# Shaking my head causes pain in me brain.



## Guest (Jul 28, 2008)

While drying my hair... I've noticed I get pains from time to time... so i've tried really shaking my head (head banging like those rock star mofos do) and it causes me loads of pain. So is this normal? (what is normal by the way? :mrgreen: )

Just say nah or yah!


----------



## Guest (Jul 28, 2008)

yah!


----------



## Pollyanna 3098 (Dec 12, 2006)

Yes, I know what you mean Darren/.

When I hit myself in the head with a hammer it really hurts also.


----------



## AntiSocial (Jul 12, 2008)

i dunno but it happens to me sometimes


----------



## Guest (Jul 28, 2008)

[email protected]

If youre tense and you try head banging it hurts-im not a head banger lol though i like some metal music..but ive done it mucking about and it really doesnt feel that good.


----------



## Guest (Jul 28, 2008)

doh... why you hit one's self with iron hammer? :mrgreen:



Pollyanna 3098 said:


> Yes, I know what you mean Darren/.
> 
> When I hit myself in the head with a hammer it really hurts also.


----------



## Guest (Jul 28, 2008)

It feels like my brain has no protection around it's selve... so when I shake my head my scull whoops me brain's ass  ... If soom one punches Darren in the head.... my scull whoops my brain... I can't win!


----------



## Pollyanna 3098 (Dec 12, 2006)

> doh... why you hit one's self with iron hammer? :mrgreen:


Oh no, it's not an iron hammer it's one of those little plastic kids toys, but it really hurts


----------



## Guest (Jul 28, 2008)

:|


----------



## Guest (Jul 28, 2008)

I would rather see a video of you doing this head banging youre on about Darren.


----------



## Tanith (May 29, 2008)

I sometimes get this to and get blurred vision for a few seconds.


----------



## Guest (Jul 29, 2008)

I dont want anyone to take this the wrong way but all youre doing is over observing.Just for you guys I just shook my head in a head banging fashion for a minute and looked like a complete moron just to see what happened....im not dp but it made me Dizzy,made my headache worse,made my vision blurry with floaters and light distortion etc...and gave me whooshing in my ears,its fine,its whats suposed to happen.

Spirit


----------



## Guest (Jul 29, 2008)

Darren + Video = Dirty :mrgreen:



Spirit said:


> I would rather see a video of you doing this head banging youre on about Darren.


----------



## Guest (Jul 29, 2008)

I MADE YOU HEAD BANG... i MADE YOU HEAD BANG! lol.

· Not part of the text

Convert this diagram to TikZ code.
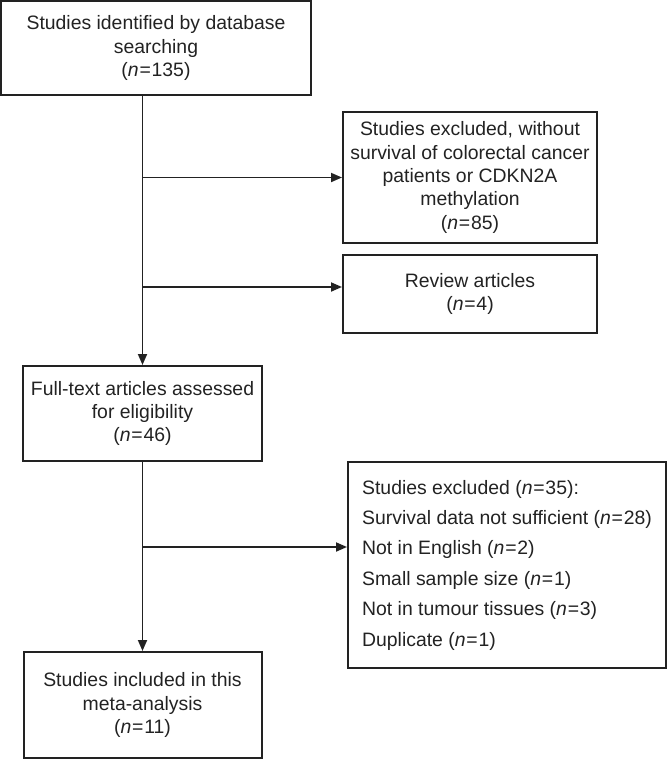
\documentclass[tikz,border=0pt]{standalone}
\usepackage{fontspec}
\setmainfont{Liberation Sans}
\usetikzlibrary{arrows.meta}
\definecolor{ink}{HTML}{222222}
\newcommand{\nn}[1]{\textit{n}\kern0.8pt=\kern0.8pt#1}
\tikzset{
  flowbox/.style={draw=ink, line width=2pt, rectangle, inner sep=0pt, align=center,
    text=ink, font=\fontsize{19.4}{23.3}\selectfont},
  listbox/.style={flowbox, align=left, font=\fontsize{19.4}{30.4}\selectfont},
  arr/.style={draw=ink, line width=1.8pt, -{Triangle[length=11pt,width=9pt]}},
}
\begin{document}
\begin{tikzpicture}[x=1pt,y=-1pt]
\useasboundingbox (0,0) rectangle (667,760);
\node[flowbox, minimum width=310pt, minimum height=94pt] (b1) at (156,48)
  {Studies identified by database\\searching\\(\nn{135})};
\node[flowbox, minimum width=254pt, minimum height=131pt] (b2) at (470,177.5)
  {Studies excluded, without\\survival of colorectal cancer\\patients or CDKN2A\\methylation\\(\nn{85})};
\node[flowbox, minimum width=254pt, minimum height=78pt] (b3) at (470,294)
  {Review articles\\(\nn{4})};
\node[flowbox, minimum width=239pt, minimum height=95pt] (b4) at (142.5,413.5)
  {Full-text articles assessed\\for eligibility\\(\nn{46})};
\node[listbox, minimum width=318pt, minimum height=206pt] (b5) at (507,565)
  {Studies excluded (\nn{35}):\\Survival data not sufficient (\nn{28})\\Not in English (\nn{2})\\Small sample size (\nn{1})\\Not in tumour tissues (\nn{3})\\Duplicate (\nn{1})};
\node[flowbox, minimum width=238pt, minimum height=106pt] (b6) at (142.5,705)
  {Studies included in this\\meta-analysis\\(\nn{11})};
\coordinate (j1) at (142.5,177.5);
\coordinate (j2) at (142.5,287);
\coordinate (j3) at (142.5,547);
\draw[arr] (b1.south -| b4.north) -- (b4.north);
\draw[arr] (j1) -- (b2.west);
\draw[arr] (j2) -- (j2 -| b3.west);
\draw[arr] (b4.south) -- (b6.north);
\draw[arr] (j3) -- (j3 -| b5.west);
\end{tikzpicture}
\end{document}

If you've already got a headache... it doesn't really count... because it would cause more pain rather then "trigger" it.



Spirit said:


> I dont want anyone to take this the wrong way but all youre doing is over observing.Just for you guys I just shook my head in a head banging fashion for a minute and looked like a complete moron just to see what happened....im not dp but it made me Dizzy,made my headache worse,made my vision blurry with floaters and light distortion etc...and gave me whooshing in my ears,its fine,its whats suposed to happen.
> 
> Spirit


----------



## Guest (Jul 29, 2008)

its not a painful headache...my mind is racing so i get a dull head....but not a painful headache...it counts damb it


----------



## Guest (Jul 29, 2008)

Nah "excess denied"..."Unlucky - try again" :mrgreen:

C'mon you fookers... does it cause one's brain hurt or just go dizzy? I need dum dum ammo to aim at me doc! :mrgreen:


----------



## jimmyb (May 9, 2007)

My brain hurt when I shoke my head too.

I'm ok now though!

Its normal.


----------



## Guest (Jul 29, 2008)

Emulated Puppet}eer said:


> Nah "excess denied"..."Unlucky - try again" :mrgreen:
> 
> C'mon you fookers... does it cause one's brain hurt or just go dizzy? I need dum dum ammo to aim at me doc! :mrgreen:


You are being a hypercondriact,the unfortunate fact is that no matter how much reasurence you give a hypercondriac it doesnt help.Giving them reasurence is the worst thing to do really....I know because I have been there and still have my moments.


----------



## Guest (Jul 29, 2008)

How do head bangers go on for so long? lol


----------



## Guest (Jul 29, 2008)

They numb it with drugs?...so all their brain cells pop and it doesnt hurt anymore I ghess...just look at what all this has done to ozzy ozbourne.


----------



## Guest (Jul 29, 2008)

Ozzy ozbourne. :arrow:


----------



## Guest (Jul 29, 2008)

Wonder what his IQ is now?


----------



## AntiSocial (Jul 12, 2008)

Emulated Puppet}eer said:


> Wonder what his IQ is now?


prolly between 30-40. something like that


----------



## Cam (Dec 13, 2006)

AntiSocial said:


> Emulated Puppet}eer said:
> 
> 
> > Wonder what his IQ is now?
> ...


Ha!, Irony, it's a beautiful thing


----------